Sharon’s refusal to follow the dismantling of the Gaza
settlements with the lifting of travel and other restrictions
on the Palestinians prompted U.S. special envoy James D. Wolfensohn
to accuse Israel of “acting as if there has been no withdrawal.” Conditions
in the West Bank became even more oppressive, with the army
carrying out repeated raids, assassinating suspected militants,
and arresting hundreds of others. Meanwhile work continued
on the expansion of settlements and completion of the annexationwall.

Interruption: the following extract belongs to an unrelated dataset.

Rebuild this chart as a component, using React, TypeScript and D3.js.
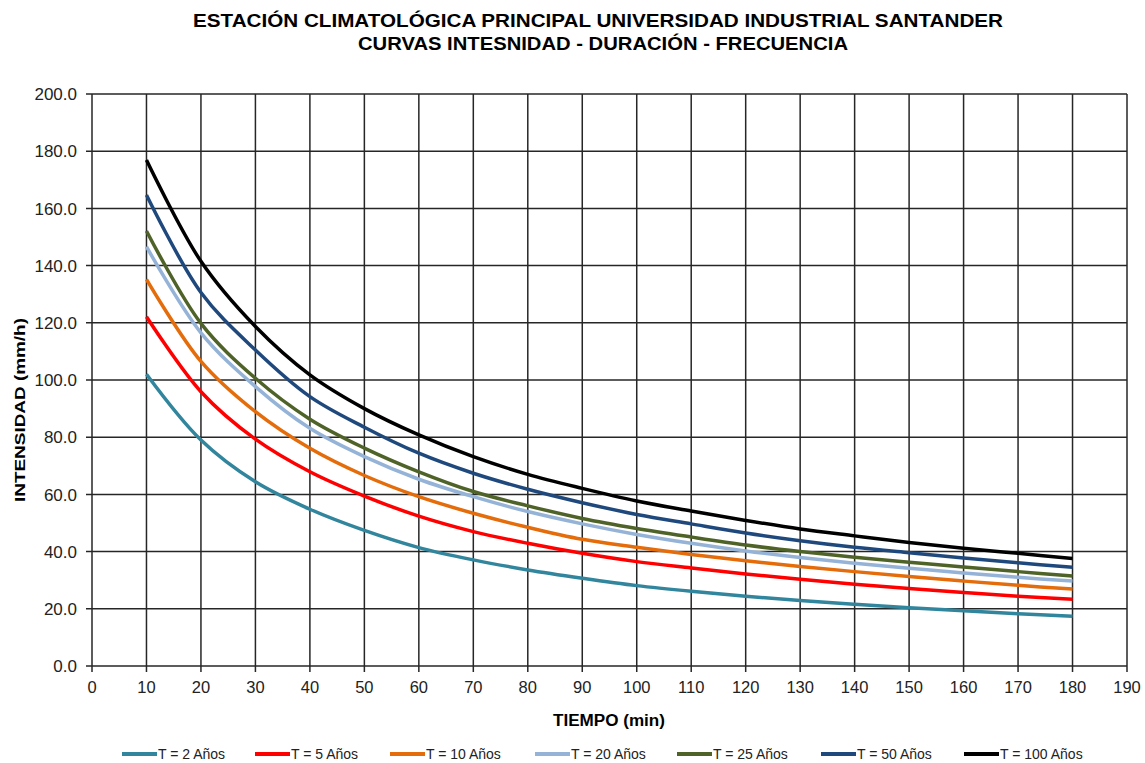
import React, { useEffect, useRef } from 'react'
import * as d3 from 'd3'

// duraciones (min) e intensidades (mm/h)
const tiempo = [10, 20, 30, 40, 50, 60, 70, 80, 90, 100, 110, 120, 130, 140, 150, 160, 170, 180]

const t2 = [102.0, 79.0, 64.4, 54.8, 47.4, 41.4, 37.1, 33.6, 30.7, 28.1, 26.1, 24.4, 22.9, 21.6, 20.4, 19.3, 18.3, 17.4]
const t5 = [122.1, 95.9, 79.3, 67.9, 59.4, 52.4, 47.0, 42.9, 39.4, 36.5, 34.3, 32.2, 30.3, 28.6, 27.1, 25.7, 24.4, 23.3]
const t10 = [135.2, 106.5, 88.9, 76.1, 66.6, 59.2, 53.4, 48.5, 44.3, 41.5, 39.0, 36.8, 34.8, 33.0, 31.3, 29.7, 28.2, 26.9]
const t20 = [146.6, 116.5, 97.7, 83.1, 73.2, 65.3, 59.2, 54.0, 49.7, 46.0, 42.9, 40.2, 37.9, 35.9, 34.2, 32.5, 31.0, 29.7]
const t25 = [152.1, 119.8, 100.6, 86.3, 76.2, 67.9, 61.0, 56.0, 51.6, 48.1, 45.1, 42.3, 40.0, 38.0, 36.3, 34.6, 33.0, 31.5]
const t50 = [164.7, 130.6, 110.5, 94.2, 83.5, 74.4, 67.4, 61.8, 57.1, 53.0, 49.7, 46.5, 43.8, 41.5, 39.6, 37.8, 36.1, 34.5]
const t100 = [176.9, 141.5, 118.7, 101.8, 90.0, 80.8, 73.2, 67.0, 62.1, 57.7, 54.2, 50.9, 47.9, 45.5, 43.2, 41.2, 39.4, 37.6]

const seriesNames = ['T = 2 Años', 'T = 5 Años', 'T = 10 Años', 'T = 20 Años', 'T = 25 Años', 'T = 50 Años', 'T = 100 Años']
const seriesValues = [t2, t5, t10, t20, t25, t50, t100]
const colors = ['#31859C', '#FF0000', '#E46C0A', '#95B3D7', '#4F6228', '#1F497D', '#000000']

const xTicks = d3.range(0, 191, 10)
const yTicks = d3.range(0, 201, 20)

const W = 1145
const H = 763
const margin = { top: 94, right: 18, bottom: 97, left: 92 }
const FONT = '"Liberation Sans", Arial, sans-serif'

const App = () => {
  const ref = useRef<SVGSVGElement>(null)

  useEffect(() => {
    var svg = d3.select(ref.current)
    svg.selectAll('*').remove()

    var width = W - margin.left - margin.right,
      height = H - margin.top - margin.bottom

    var x = d3.scaleLinear().domain([0, 190]).range([0, width])
    var y = d3.scaleLinear().domain([0, 200]).range([height, 0])

    // titulo
    var title = svg.append('g').attr('font-family', FONT).attr('font-weight', 'bold').attr('fill', '#000')
    title
      .append('text')
      .attr('x', 598)
      .attr('y', 27)
      .attr('text-anchor', 'middle')
      .attr('font-size', 18)
      .attr('textLength', 810)
      .attr('lengthAdjust', 'spacingAndGlyphs')
      .text('ESTACIÓN CLIMATOLÓGICA PRINCIPAL UNIVERSIDAD INDUSTRIAL SANTANDER')
    title
      .append('text')
      .attr('x', 603)
      .attr('y', 50)
      .attr('text-anchor', 'middle')
      .attr('font-size', 18)
      .attr('textLength', 490)
      .attr('lengthAdjust', 'spacingAndGlyphs')
      .text('CURVAS INTESNIDAD - DURACIÓN - FRECUENCIA')

    var g = svg.append('g').attr('transform', 'translate(' + margin.left + ',' + margin.top + ')')

    // -------------------------------------------------
    // rejilla y ejes
    // -------------------------------------------------
    g.append('g')
      .selectAll('line')
      .data(yTicks)
      .enter()
      .append('line')
      .attr('x1', -6)
      .attr('x2', width)
      .attr('y1', d => y(d))
      .attr('y2', d => y(d))
      .attr('stroke', '#262626')
      .attr('stroke-width', 1.5)

    g.append('g')
      .selectAll('line')
      .data(xTicks)
      .enter()
      .append('line')
      .attr('x1', d => x(d))
      .attr('x2', d => x(d))
      .attr('y1', 0)
      .attr('y2', height + 6)
      .attr('stroke', '#262626')
      .attr('stroke-width', 1.5)

    g.append('g')
      .selectAll('text')
      .data(yTicks)
      .enter()
      .append('text')
      .attr('x', -15)
      .attr('y', d => y(d))
      .attr('dy', '0.36em')
      .attr('text-anchor', 'end')
      .attr('font-family', FONT)
      .attr('font-size', 17)
      .attr('fill', '#222')
      .text(d => d3.format('.1f')(d))

    g.append('g')
      .selectAll('text')
      .data(xTicks)
      .enter()
      .append('text')
      .attr('x', d => x(d))
      .attr('y', height + 27)
      .attr('text-anchor', 'middle')
      .attr('font-family', FONT)
      .attr('font-size', 16.5)
      .attr('fill', '#222')
      .text(d => d)

    // titulos de ejes
    svg
      .append('text')
      .attr('transform', 'translate(25,410) rotate(-90)')
      .attr('text-anchor', 'middle')
      .attr('font-family', FONT)
      .attr('font-weight', 'bold')
      .attr('font-size', 15)
      .attr('textLength', 184)
      .attr('lengthAdjust', 'spacingAndGlyphs')
      .text('INTENSIDAD (mm/h)')

    svg
      .append('text')
      .attr('x', 609)
      .attr('y', 726)
      .attr('text-anchor', 'middle')
      .attr('font-family', FONT)
      .attr('font-weight', 'bold')
      .attr('font-size', 16)
      .attr('textLength', 112)
      .attr('lengthAdjust', 'spacingAndGlyphs')
      .text('TIEMPO (min)')

    // -------------------------------------------------
    // curvas IDF
    // -------------------------------------------------
    var line = d3
      .line<number>()
      .x((d, i) => x(tiempo[i]))
      .y(d => y(d))
      .curve(d3.curveCatmullRom.alpha(0.5))

    g.append('g')
      .selectAll('path')
      .data(seriesValues)
      .enter()
      .append('path')
      .attr('d', d => line(d))
      .attr('fill', 'none')
      .attr('stroke', (d, i) => colors[i])
      .attr('stroke-width', 3.5)
      .attr('stroke-linejoin', 'round')

    // leyenda
    var legendX = [122, 255, 390, 535, 677, 821, 964]
    var legend = svg
      .append('g')
      .selectAll('g')
      .data(seriesNames)
      .enter()
      .append('g')
      .attr('transform', (d, i) => 'translate(' + legendX[i] + ',754)')

    legend
      .append('line')
      .attr('x1', 0)
      .attr('x2', 35)
      .attr('stroke', (d, i) => colors[i])
      .attr('stroke-width', 4)

    legend
      .append('text')
      .attr('x', 36)
      .attr('y', 5)
      .attr('font-family', FONT)
      .attr('font-size', 14)
      .attr('fill', '#222')
      .text(d => d)
  }, [])

  return <svg ref={ref} width={W} height={H} style={{ display: 'block', position: 'absolute', left: 0, top: 0, background: '#fff' }} />
}

export default App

Israel’s actions drew a predictable response from Islamic
Jihad, which carried out a suicide bombing in October
that killed five Israelis. Israel in return intensified its
effort to eliminate militants, and in the two weeks between
Oct. 25 and mid-November killed 15 Palestinians, at least 6 of
whom were bystanders. An Israeli military court meanwhile exonerated
an army captain who last summer in Gaza had fired repeatedly
at close range into the body of an already wounded 13-year-old
girl, Iman al-Hams, as she lay on the ground.
Rice, who has been unsparing in her criticism of Syria, made
no comment on Israel’s state-sponsored murders,
even though soldiers shot to death two more Palestinians
the day she arrived in Jerusalem and two more immediately
after she left. During an all-night negotiating session
with Israelis, the secretary of state managed to secure
from Israel an agreement to reopen the Rafah crossing
between Gaza and Egypt and allow Europeans and Palestinians
to monitor passage through it. The Israelis will receive
videos taken by cameras placed in the terminal and can
object to individual entries or exits. Sometime this
winter Israel will also allow some Gazans to travel to
the West Bank in escorted bus convoys.
Rice hailed this agreement as “a major step forward
for the Palestinian people in their own movement toward independence.” In
fact, the roadblocks that Palestinians face are as daunting
as ever—both literally and figuratively. After the Labor
Party voted on Nov. 9 to replace Shimon Peres with the more
progressive Amir Peretz as its leader, Peretz promptly withdrew
the party from Sharon’s coalition. Sharon, who is being
challenged by Binyamin Netanyahu for leadership of Likud,
then left Likud and formed a new party, Kadima, which will
include several Likud members and such Labor veterans as
Peres and Haim Ramon.
Although the party is new, it will be headed by the same old
Sharon. Sharon again ruled out any unilateral Israeli withdrawals
from the West Bank except for a few small unauthorized settlements.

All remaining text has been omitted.